Athletes Behaving Badly

Introduction

This book uses specific cases in which athletes received punishments, mainly in regards to defecting, to examine the evolving relationship between athletes and the sport leadership (and to some extent, with the socialist state as well) between 1948-1989. Most of the scholarship on the elite sport systems in the Eastern Bloc countries focuses on the victim-repressor narrative based on the East German case.[1] The German Democratic Republic’s development of a state-controlled, secret police-enforced doping program was certainly brutal in its intent to ensure their athletes’ sport success. But GDR sport system cannot be used to explain the elite sport systems as a whole.[2]
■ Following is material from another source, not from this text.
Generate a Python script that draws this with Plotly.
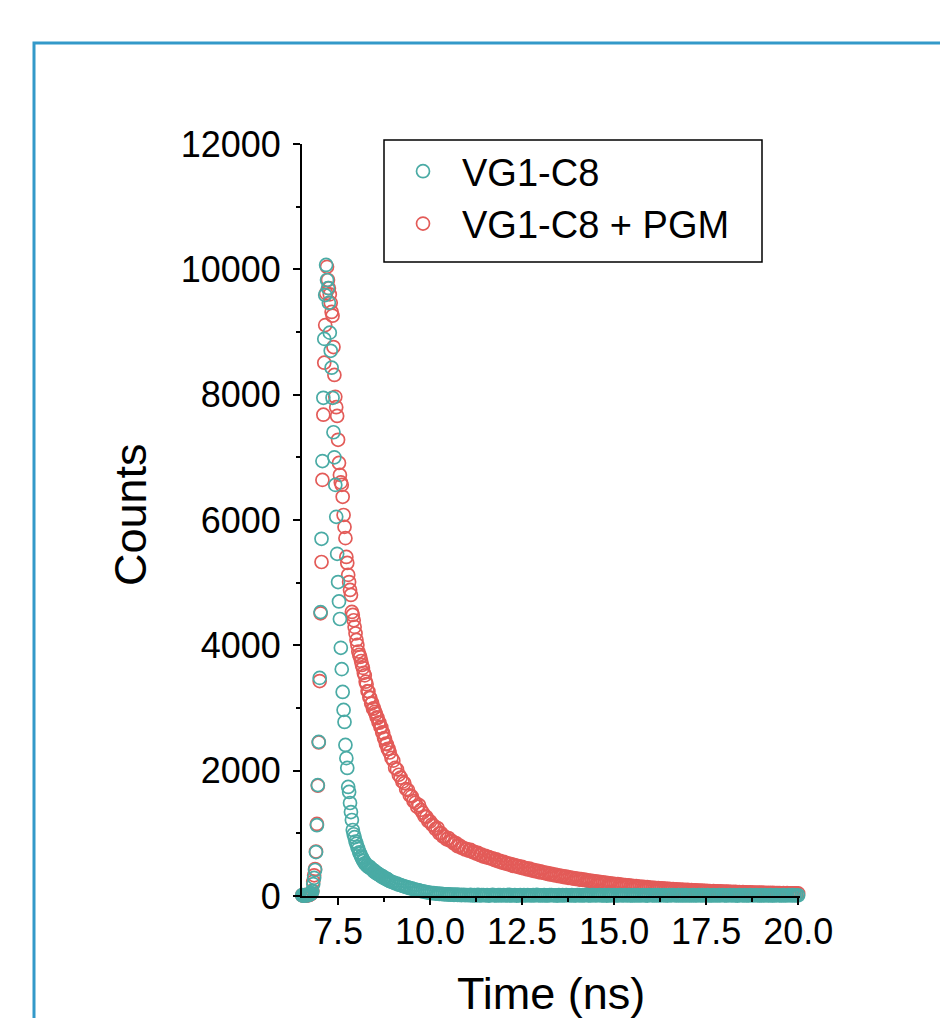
import numpy as np
import plotly.graph_objects as go

# ---------------- data ----------------
# TCSPC time channels: fine channels 6.400-8.875 ns, coarse channels 8.90-20.00 ns
fine_start, fine_step, n_fine = 6.400, 0.025, 100
coarse_start, coarse_step, n_coarse = 8.90, 0.05, 223

counts_vg1c8_fine = [
    6, 9, 4, 11, 7, 13, 5, 10, 16, 8, 12, 19, 15, 24, 32, 45, 75,
    190, 290, 415, 700, 1130, 1770, 2460, 3480, 4530, 5700, 6940, 7950, 8890, 9590, 10070,
    9830, 9700, 9465, 8990, 8700, 8430, 7950, 7400, 7000, 6560, 6050, 5460, 5010, 4700,
    4420, 3960, 3620, 3256, 2970, 2777, 2410, 2200, 2043, 1740, 1660, 1484, 1340, 1213,
    1053, 985, 938, 870, 835, 781, 752, 698, 676, 631,
    612, 570, 561, 522, 514, 488, 483, 462, 470, 446,
    438, 421, 415, 392, 396, 371, 368, 349, 352, 334,
    331, 312, 318, 296, 293, 279, 283, 262, 266, 249,
]
counts_vg1c8_coarse = [
    240, 226, 218, 203, 197, 180, 174, 161, 155, 142, 137, 124, 121, 108, 104, 93, 90, 79,
    76, 66, 63, 55, 52, 46, 45, 39, 38, 33, 34, 29, 28, 25, 26, 21, 23, 19, 21, 17, 19, 15,
    18, 14, 16,
    12, 17, 9, 14, 11, 19, 8, 13, 16, 10,
    15, 7, 12, 18, 11, 9, 14, 13, 8, 16,
    10, 13, 17, 9, 12, 15, 7, 11, 14, 10,
    13, 8, 16, 12, 9, 14, 11, 17, 10, 12,
    9, 15, 11, 8, 13, 16, 10, 12, 7, 14,
    11, 13, 9, 16, 12, 10, 15, 8, 11, 13,
    14, 9, 12, 10, 17, 11, 8, 13, 15, 10,
    12, 16, 9, 11, 14, 7, 13, 10, 12, 15,
    8, 11, 14, 12, 9, 16, 10, 13, 11, 8,
    13, 10, 15, 9, 12, 14, 11, 7, 16, 12,
    10, 13, 8, 14, 11, 12, 15, 9, 10, 13,
    11, 16, 12, 8, 14, 10, 13, 9, 15, 11,
    12, 9, 14, 11, 10, 16, 8, 13, 12, 10,
    15, 11, 9, 13, 12, 8, 14, 10, 16, 11,
    9, 12, 15, 10, 13, 11, 7, 14, 12, 10,
    13, 8, 11, 16, 9, 12, 14, 10, 11, 13,
    10, 15, 12, 9, 13, 11, 8, 14, 12, 10,
    11, 13, 9, 12, 15, 10, 14, 8, 12, 11,
]

counts_pgm_fine = [
    4, 8, 6, 10, 5, 12, 9, 7, 14, 11, 9, 17, 13, 21, 28, 40, 82,
    230, 330, 430, 710, 1150, 1760, 2450, 3430, 4510, 5330, 6640, 7680, 8510, 9110, 9620,
    10040, 9830, 9700, 9600, 9465, 9320, 9260, 8760, 8315, 7965, 7800, 7660, 7280, 6910,
    6720, 6600, 6560, 6370, 6080, 5890, 5710, 5410, 5315, 5124, 5010, 4884, 4804, 4533,
    4485, 4400, 4294, 4190, 4086, 4006, 3900, 3850, 3815, 3750, 3687,
    3640, 3560, 3520, 3420, 3380, 3270, 3265, 3170, 3160, 3070, 3080, 2990, 2995, 2940,
    2910, 2850, 2840, 2770, 2765, 2700, 2690, 2610, 2600, 2520, 2505, 2430, 2420, 2350, 2345,
]
counts_pgm_coarse = [
    2290, 2205, 2160, 2045, 2020, 1935, 1890, 1825, 1800, 1705,
    1690, 1605, 1590, 1515, 1490, 1425, 1450, 1375, 1330, 1270,
    1262, 1195, 1190, 1140, 1120, 1070, 1085, 1000, 1002, 950,
    948, 905, 925, 880, 876, 838, 845, 795, 805, 768,
    770, 742, 748, 722, 735, 700, 705, 676, 688, 652,
    660, 628, 642, 612, 620, 598, 600, 574, 584, 552,
    560, 533, 544, 518, 526, 500, 510, 482, 494, 468,
    478, 452, 464, 440, 446, 424, 436, 410, 418, 396,
    404, 382, 392, 372, 376, 358, 366, 344, 352, 334,
    340, 322, 330, 312, 318, 300, 308, 290, 296, 282,
    286, 272, 278, 262, 268, 255, 260, 245, 250, 236,
    242, 228, 233, 220, 226, 212, 217, 204, 210, 197,
    202, 190, 195, 183, 188, 177, 182, 170, 175, 164,
    169, 158, 163, 152, 157, 147, 151, 142, 146, 137,
    141, 132, 136, 128, 131, 124, 127, 119, 123, 115,
    119, 111, 115, 107, 111, 104, 107, 100, 104, 97,
    100, 94, 97, 91, 94, 88, 91, 85, 88, 83,
    86, 80, 83, 78, 80, 75, 78, 73, 75, 70,
    73, 68, 71, 66, 69, 64, 67, 62, 65, 60,
    63, 59, 61, 57, 60, 55, 58, 54, 56, 52,
    55, 51, 53, 50, 52, 48, 51, 47, 49, 46,
    48, 45, 47, 44, 46, 43, 45, 42, 44, 41,
    43, 41, 42,
]

series_names = ["VG1-C8", "VG1-C8 + PGM"]
x_tick_values = [7.5, 10.0, 12.5, 15.0, 17.5, 20.0]
y_tick_values = [0, 2000, 4000, 6000, 8000, 10000, 12000]

assert len(counts_vg1c8_fine) == n_fine and len(counts_pgm_fine) == n_fine
assert len(counts_vg1c8_coarse) == n_coarse and len(counts_pgm_coarse) == n_coarse

time_ns = np.round(np.concatenate([
    fine_start + fine_step * np.arange(n_fine),
    coarse_start + coarse_step * np.arange(n_coarse),
]), 3)
counts_vg1c8 = counts_vg1c8_fine + counts_vg1c8_coarse
counts_pgm = counts_pgm_fine + counts_pgm_coarse

# ---------------- styling ----------------
TEAL = "#4aaba5"
RED = "#e35b58"
FONT = "Arial, Liberation Sans, sans-serif"

W, H = 940, 1018
PLOT_L, PLOT_R, PLOT_T, PLOT_B = 302, 800, 144, 896   # plot area in page pixels
ML, MT = PLOT_L, PLOT_T
MR, MB = W - PLOT_R, H - PLOT_B
PW, PH = PLOT_R - PLOT_L, PLOT_B - PLOT_T


def px_x(p):
    return (p - PLOT_L) / PW


def px_y(p):
    return (PLOT_B - p) / PH


fig = go.Figure()
fig.add_trace(go.Scatter(
    x=time_ns, y=counts_pgm, mode="markers", name=series_names[1],
    legendrank=2,
    marker=dict(symbol="circle-open", size=13, color=RED, line=dict(width=1.7)),
    cliponaxis=False,
))
fig.add_trace(go.Scatter(
    x=time_ns, y=counts_vg1c8, mode="markers", name=series_names[0],
    legendrank=1,
    marker=dict(symbol="circle-open", size=13, color=TEAL, line=dict(width=1.7)),
    cliponaxis=False,
))

axis_common = dict(
    showline=True, linecolor="black", linewidth=2,
    ticks="outside", ticklen=7, tickwidth=2, tickcolor="black",
    showgrid=False, zeroline=False,
    tickfont=dict(family=FONT, size=36, color="black"),
)

fig.update_layout(
    width=W, height=H, autosize=False,
    margin=dict(l=ML, r=MR, t=MT, b=MB),
    paper_bgcolor="white", plot_bgcolor="white",
    font=dict(family=FONT, color="black"),
    showlegend=True,
    xaxis=dict(
        range=[6.52, 20.05], tickvals=x_tick_values, tickformat=".1f",
        minor=dict(ticks="outside", ticklen=4, tickwidth=1.5, tickcolor="black",
                   tick0=8.75, dtick=2.5),
        ticklabelstandoff=-4,
        **axis_common,
    ),
    yaxis=dict(
        range=[0, 12000], tickvals=y_tick_values, tickformat="d",
        minor=dict(ticks="outside", ticklen=4, tickwidth=1.5, tickcolor="black",
                   tick0=1000, dtick=2000),
        ticklabelstandoff=5,
        **axis_common,
    ),
    legend=dict(
        x=px_x(384), y=px_y(140), xanchor="left", yanchor="top",
        bgcolor="rgba(0,0,0,0)", borderwidth=0,
        font=dict(family=FONT, size=38, color="black"),
        traceorder="normal",
        itemwidth=68,
    ),
    annotations=[
        dict(text="Time (ns)", x=0.5, y=px_y(993), xref="paper", yref="paper",
             xanchor="center", yanchor="middle", showarrow=False,
             font=dict(family=FONT, size=45, color="black")),
        dict(text="Counts", x=px_x(130), y=px_y(515), xref="paper", yref="paper",
             xanchor="center", yanchor="middle", showarrow=False, textangle=-90,
             font=dict(family=FONT, size=45, color="black")),
    ],
    shapes=[
        dict(type="rect", xref="paper", yref="paper",
             x0=px_x(384), x1=px_x(762), y0=px_y(262), y1=px_y(140),
             line=dict(color="black", width=1.5), fillcolor="rgba(0,0,0,0)"),
        dict(type="path", xref="paper", yref="paper",
             path=f"M {px_x(34)},{px_y(1040)} L {px_x(34)},{px_y(43)} L {px_x(960)},{px_y(43)}",
             line=dict(color="#3399c9", width=3)),
    ],
)

fig.write_html(
    "out.html",
    config={"displayModeBar": False},
    post_script="document.body.style.margin='0px';document.body.style.overflow='hidden';",
)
The first case depicted in this book largely mirrors the Hungarian Communist system’s changing relationship with the broader Hungarian public during between 1948-1989. The impact of the 1956 Revolution, particularly with the mass defection of over forty Olympic athletes after the 1956 Melbourne Olympic Games, directly influenced sport leaders to implement a significant change in tactics with athletes. After 1956, elite athletes typically received lighter punishments than their Hungarian counterparts did for similar crimes. At the same time, these three men endured more scrutiny (in terms of being monitored by the secret police) from the Hungarian leadership as a result of their privileges and popularity within the public eye than the average person. Had these men been ordinary Hungarians, perhaps their plans for defection or smuggling endeavors would not have attracted the attention of state leaders. Athletes thereby occupied a unique position between the Hungarian state and OTSH and Hungarian society. This position gave athletes the hardest task of all: balancing their top privileges and status on the one hand, with their increased visibility and scrutiny under the eyes of Hungarian leaders on the other.
 

[1] Steven Ungerleider’s work is the best example of the works that take a moralistic approach to studying the GDR’s doping regime. It does contain excellent information about the control that the Stasi exerted and how it was organized and implemented. Steven Ungerleider, Faust’s Gold: Inside the East German Doping Machine, Thomas Dunne Books, 2001.

[2] In the last five years, two excellent works have been published that depict the broader milieu of elite sport in East Germany. See Mike Dennis and Jonathan Grix, Sport Under Communism: Behind the East German ‘Miracle,’ Basingstoke, UK: Palgrave Macmillan, 2013; and Alan McDougall, The People’s Game: Football, State and Society, Cambridge: Cambridge University Press, 2013.